Future trends shaping SaaS Cloud ERP pricing
ERP pricing is moving toward value structures that reflect platform usage, ecosystem participation and automation outcomes rather than simple seat counts alone. As AI-assisted ERP, workflow automation and embedded analytics become more common, buyers will need clearer visibility into what is included in the base platform versus metered add-ons. At the same time, cloud deployment choices will remain important because data residency, resilience and integration requirements are not disappearing. Enterprises should expect more scrutiny of portability, API maturity and managed operations as part of pricing negotiations.

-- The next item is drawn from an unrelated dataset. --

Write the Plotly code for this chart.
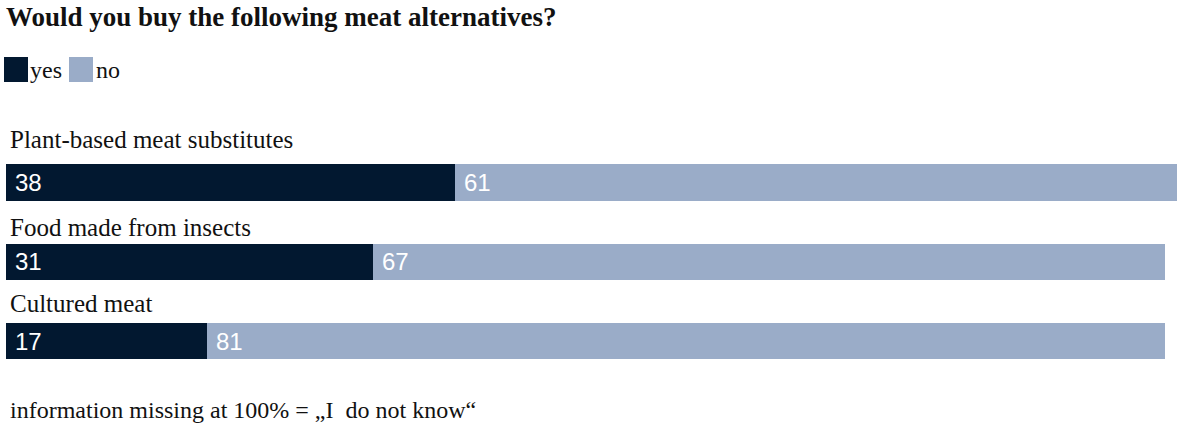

Another trend is the growing relevance of partner ecosystems and OEM opportunities. Organizations increasingly want ERP platforms that can be packaged, extended or delivered through service partners without commercial friction. This makes white-label ERP and managed cloud services more strategically relevant, particularly where solution providers need predictable economics across multiple tenants, brands or customer segments.
Executive Conclusion
A strong SaaS Cloud ERP pricing comparison is really a comparison of business models. Cost predictability depends on how licensing, deployment architecture, governance and extensibility interact over time. Per-user pricing can be efficient for controlled environments, while unlimited-user licensing can better support broad adoption and partner-led growth. Multi-tenant SaaS can reduce operational burden, while dedicated cloud, private cloud and hybrid cloud can improve control at the cost of added complexity. None is universally superior.
For enterprise decision makers, the practical path is to evaluate ERP economics through TCO, scalability, risk and operating model fit. Favor platforms and partners that make growth easier, not just procurement cheaper. When the business requires partner enablement, white-label flexibility or managed cloud accountability, those factors should be part of the pricing comparison from the start rather than treated as later add-ons.